● Exercise goal: Gather each line of the entries below that includes "this".

## START Record excerpts

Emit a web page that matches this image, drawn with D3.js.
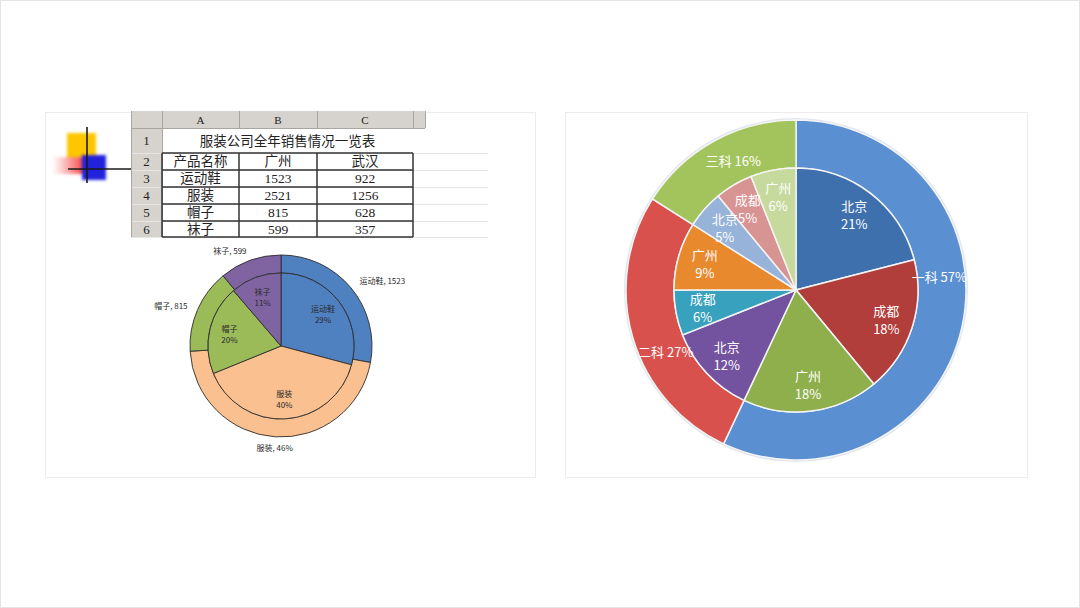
<!DOCTYPE html>
<html>
<head>
<meta charset="utf-8">
<script src="https://cdn.jsdelivr.net/npm/d3@7"></script>
<style>
  body { margin: 0; background: #fff; }
  svg { display: block; }
</style>
</head>
<body>
<div id="slide"></div>
<script>
// data - left: spreadsheet + nested pie
const table_title = "服装公司全年销售情况一览表";
const table_letters = ["A", "B", "C"];
const table_header = ["产品名称", "广州", "武汉"];
const products = ["运动鞋", "服装", "帽子", "袜子"];
const sales_guangzhou = [1523, 2521, 815, 599];
const sales_wuhan = [922, 1256, 628, 357];
const outer_label_kind = ["value", "percent", "value", "value"];
const product_colors = ["#4f80bf", "#fac08f", "#9bbb59", "#8064a2"];

// data - right: department / city nested pie (percent)
const depts = ["一科", "二科", "三科"];
const dept_share = [57, 27, 16];
const cities = ["北京", "成都", "广州"];
const city_share = [[21, 18, 18], [12, 6, 9], [5, 5, 6]];
const dept_colors = ["#5a8fd2", "#d8514d", "#a3c45d"];
const city_colors = [["#3f70ae", "#b23e3b", "#8eaf4c"],
                     ["#7352a0", "#38a1bd", "#e9892e"],
                     ["#97b3d9", "#d89393", "#c6da9d"]];

// layout
const W = 1080, H = 608;
const svg = d3.select("#slide").append("svg")
    .attr("width", W)
    .attr("height", H);

svg.append("rect")
    .attr("x", 0.5).attr("y", 0.5)
    .attr("width", W - 1).attr("height", H - 1)
    .attr("fill", "#fff")
    .attr("stroke", "#e4e4e4");

// panels
svg.append("rect")
    .attr("x", 45.5).attr("y", 112.5)
    .attr("width", 490).attr("height", 365)
    .attr("fill", "#fff").attr("stroke", "#ececec");
svg.append("rect")
    .attr("x", 565.5).attr("y", 112.5)
    .attr("width", 462).attr("height", 365)
    .attr("fill", "#fff").attr("stroke", "#ececec");

const defs = svg.append("defs");
defs.append("filter").attr("id", "soft")
    .attr("x", "-50%").attr("y", "-50%").attr("width", "200%").attr("height", "200%")
    .append("feGaussianBlur").attr("stdDeviation", 1.6);
const red_grad = defs.append("linearGradient").attr("id", "redfade");
red_grad.append("stop").attr("offset", "0%").attr("stop-color", "#ff6060").attr("stop-opacity", 0);
red_grad.append("stop").attr("offset", "100%").attr("stop-color", "#f03030").attr("stop-opacity", 1);

// decorative icon
const icon = svg.append("g");
icon.append("rect").attr("x", 67).attr("y", 133).attr("width", 29).attr("height", 25)
    .attr("fill", "#fdc700").attr("filter", "url(#soft)");
icon.append("rect").attr("x", 52).attr("y", 157).attr("width", 34).attr("height", 17)
    .attr("fill", "url(#redfade)").attr("filter", "url(#soft)");
icon.append("rect").attr("x", 82).attr("y", 155).attr("width", 24).attr("height", 25)
    .attr("fill", "#2424dc").attr("filter", "url(#soft)");
icon.append("line").attr("x1", 87).attr("y1", 127).attr("x2", 87).attr("y2", 183)
    .attr("stroke", "#1a1a1a").attr("stroke-width", 1.6);
icon.append("line").attr("x1", 68).attr("y1", 169).attr("x2", 132).attr("y2", 169)
    .attr("stroke", "#1a1a1a").attr("stroke-width", 1.6);

// spreadsheet
const col_edges = [131, 162, 239, 317, 413, 425];
const row_edges = [111, 128, 153, 170, 187, 204, 221, 237];
const table = svg.append("g")
    .style("font-family", "'Liberation Serif', 'Noto Sans CJK SC', serif")
    .attr("fill", "#222");

const rows = [table_header].concat(products.map((p, i) => [p, sales_guangzhou[i], sales_wuhan[i]]));

// header backgrounds
table.append("rect")
    .attr("x", col_edges[0]).attr("y", row_edges[0])
    .attr("width", col_edges[5] - col_edges[0]).attr("height", row_edges[1] - row_edges[0])
    .attr("fill", "#d6d3ce");
table.append("rect")
    .attr("x", col_edges[0]).attr("y", row_edges[0])
    .attr("width", col_edges[1] - col_edges[0]).attr("height", row_edges[7] - row_edges[0])
    .attr("fill", "#d6d3ce");

// faint grid
row_edges.slice(1).forEach(y => {
    table.append("line")
        .attr("x1", col_edges[0]).attr("x2", y == row_edges[1] ? col_edges[5] : 488)
        .attr("y1", y + 0.5).attr("y2", y + 0.5)
        .attr("stroke", y == row_edges[1] ? "#a8a6a0" : "#e6e6e6");
});
col_edges.forEach(x => {
    table.append("line")
        .attr("x1", x + 0.5).attr("x2", x + 0.5).attr("y1", row_edges[0]).attr("y2", x <= col_edges[1] ? row_edges[7] : row_edges[1])
        .attr("stroke", "#a8a6a0");
});

// bold borders around data range
for (let r = 2; r <= 7; r++) {
    table.append("line")
        .attr("x1", col_edges[1]).attr("x2", col_edges[4])
        .attr("y1", row_edges[r]).attr("y2", row_edges[r])
        .attr("stroke", "#333").attr("stroke-width", 1.5);
}
for (let c = 1; c <= 4; c++) {
    table.append("line")
        .attr("x1", col_edges[c]).attr("x2", col_edges[c])
        .attr("y1", row_edges[2]).attr("y2", row_edges[7])
        .attr("stroke", "#333").attr("stroke-width", 1.5);
}

// column letters
table_letters.forEach((l, i) => {
    table.append("text")
        .attr("x", (col_edges[i + 1] + col_edges[i + 2]) / 2)
        .attr("y", (row_edges[0] + row_edges[1]) / 2)
        .attr("text-anchor", "middle").attr("dominant-baseline", "central")
        .style("font-size", "11px")
        .text(l);
});
// row numbers
d3.range(1, 7).forEach(n => {
    table.append("text")
        .attr("x", (col_edges[0] + col_edges[1]) / 2)
        .attr("y", (row_edges[n] + row_edges[n + 1]) / 2)
        .attr("text-anchor", "middle").attr("dominant-baseline", "central")
        .style("font-size", "13px")
        .text(n);
});
// title
table.append("text")
    .attr("x", (col_edges[1] + col_edges[4]) / 2)
    .attr("y", (row_edges[1] + row_edges[2]) / 2 + 1)
    .attr("text-anchor", "middle").attr("dominant-baseline", "central")
    .style("font-size", "13.5px")
    .text(table_title);
// body cells
rows.forEach((row, r) => {
    row.forEach((v, c) => {
        table.append("text")
            .attr("x", (col_edges[c + 1] + col_edges[c + 2]) / 2)
            .attr("y", (row_edges[r + 2] + row_edges[r + 3]) / 2)
            .attr("text-anchor", "middle").attr("dominant-baseline", "central")
            .style("font-size", "13.5px")
            .text(v);
    });
});

// left nested pie
const lc = { x: 281, y: 346 };
const l_outer = 91, l_inner = 73;
const pie = d3.pie().sort(null).value(d => d);
const gz_arcs = pie(sales_guangzhou);
const wh_arcs = pie(sales_wuhan);
const gz_total = d3.sum(sales_guangzhou), wh_total = d3.sum(sales_wuhan);

const left_pie = svg.append("g").attr("transform", `translate(${lc.x}, ${lc.y})`);
left_pie.selectAll("path.outer")
    .data(gz_arcs)
    .join("path")
        .attr("class", "outer")
        .attr("d", d3.arc().innerRadius(l_inner).outerRadius(l_outer))
        .attr("fill", (d, i) => product_colors[i])
        .attr("stroke", "#2e2e2e").attr("stroke-width", 0.9);
left_pie.selectAll("path.inner")
    .data(wh_arcs)
    .join("path")
        .attr("class", "inner")
        .attr("d", d3.arc().innerRadius(0).outerRadius(l_inner))
        .attr("fill", (d, i) => product_colors[i])
        .attr("stroke", "#2e2e2e").attr("stroke-width", 0.9);

const l_lab = d3.arc().innerRadius(102).outerRadius(102);
left_pie.selectAll("text.outer")
    .data(gz_arcs)
    .join("text")
        .attr("class", "outer")
        .attr("x", d => l_lab.centroid(d)[0])
        .attr("y", d => l_lab.centroid(d)[1])
        .attr("text-anchor", d => {
            const s = Math.sin((d.startAngle + d.endAngle) / 2);
            return Math.abs(s) < 0.3 ? "middle" : (s > 0 ? "start" : "end");
        })
        .attr("dominant-baseline", "central")
        .style("font-family", "'Noto Sans CJK SC', sans-serif")
        .style("font-size", "8px")
        .attr("fill", "#2a2a2a")
        .text((d, i) => products[i] + ", " + (outer_label_kind[i] == "percent"
            ? Math.round(d.value / gz_total * 100) + "%" : d.value));

const l_in_lab = d3.arc().innerRadius(33).outerRadius(73);
const l_in_text = left_pie.selectAll("g.inlab")
    .data(wh_arcs)
    .join("g")
        .attr("class", "inlab")
        .attr("transform", d => `translate(${l_in_lab.centroid(d)})`)
        .style("font-family", "'Noto Sans CJK SC', sans-serif")
        .style("font-size", "8px")
        .attr("fill", "#2a2a2a")
        .attr("text-anchor", "middle");
l_in_text.append("text").attr("y", -5).attr("dominant-baseline", "central")
    .text((d, i) => products[i]);
l_in_text.append("text").attr("y", 6).attr("dominant-baseline", "central")
    .text(d => Math.round(d.value / wh_total * 100) + "%");

// right nested pie
const rc = { x: 796, y: 290 };
const r_outer = 170, r_inner = 122;
const right_pie = svg.append("g").attr("transform", `translate(${rc.x}, ${rc.y})`);

right_pie.append("circle").attr("r", r_outer + 1)
    .attr("fill", "none").attr("stroke", "#e2e6ee").attr("stroke-width", 2);

const dept_arcs = pie(dept_share);
const city_flat = [];
city_share.forEach((row, di) => row.forEach((v, ci) => city_flat.push({ dept: di, city: ci, value: v })));
const city_arcs = d3.pie().sort(null).value(d => d.value)(city_flat);

right_pie.selectAll("path.dept")
    .data(dept_arcs)
    .join("path")
        .attr("class", "dept")
        .attr("d", d3.arc().innerRadius(r_inner).outerRadius(r_outer))
        .attr("fill", (d, i) => dept_colors[i])
        .attr("stroke", "#f4f4f4").attr("stroke-width", 1.5);
right_pie.selectAll("path.city")
    .data(city_arcs)
    .join("path")
        .attr("class", "city")
        .attr("d", d3.arc().innerRadius(0).outerRadius(r_inner))
        .attr("fill", d => city_colors[d.data.dept][d.data.city])
        .attr("stroke", "#f4f4f4").attr("stroke-width", 1.5);

// outer labels (Excel pushed them a bit off the slice middle)
const dept_label_nudge = [-18, -9, 3];
right_pie.selectAll("text.dept")
    .data(dept_arcs)
    .join("text")
        .attr("class", "dept")
        .attr("transform", (d, i) => {
            const a = (d.startAngle + d.endAngle) / 2 + dept_label_nudge[i] * Math.PI / 180;
            return `translate(${144 * Math.sin(a)}, ${-144 * Math.cos(a)})`;
        })
        .attr("text-anchor", "middle").attr("dominant-baseline", "central")
        .style("font-family", "'Noto Sans CJK SC', sans-serif")
        .style("font-size", "13px")
        .attr("fill", "#fff")
        .text((d, i) => depts[i] + " " + d.value + "%");

const r_in_lab = d3.arc().innerRadius(68).outerRadius(r_inner);
const r_in_text = right_pie.selectAll("g.citylab")
    .data(city_arcs)
    .join("g")
        .attr("class", "citylab")
        .attr("transform", d => `translate(${r_in_lab.centroid(d)})`)
        .style("font-family", "'Noto Sans CJK SC', sans-serif")
        .style("font-size", "13px")
        .attr("fill", "#fff")
        .attr("text-anchor", "middle");
r_in_text.append("text").attr("y", -9).attr("dominant-baseline", "central")
    .text(d => cities[d.data.city]);
r_in_text.append("text").attr("y", 9).attr("dominant-baseline", "central")
    .text(d => d.value + "%");
</script>
</body>
</html>
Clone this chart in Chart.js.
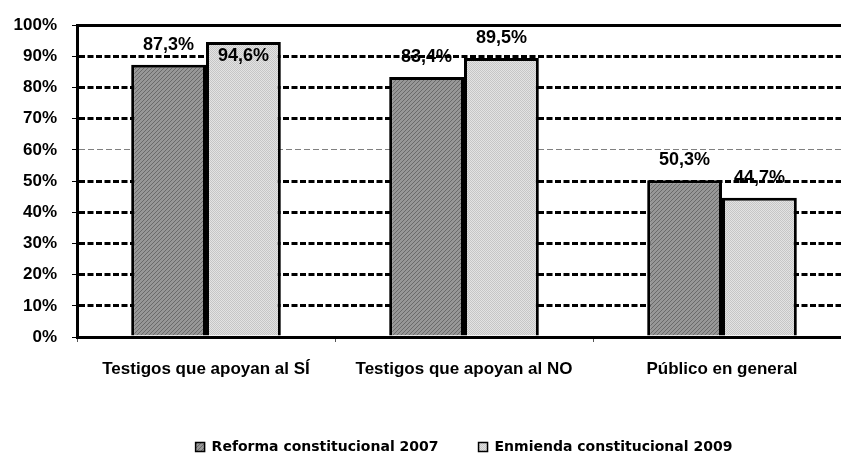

## END Record excerpts

● Correct result:
Emit a web page that matches this image, drawn with D3.js.
Clone this chart in Chart.js.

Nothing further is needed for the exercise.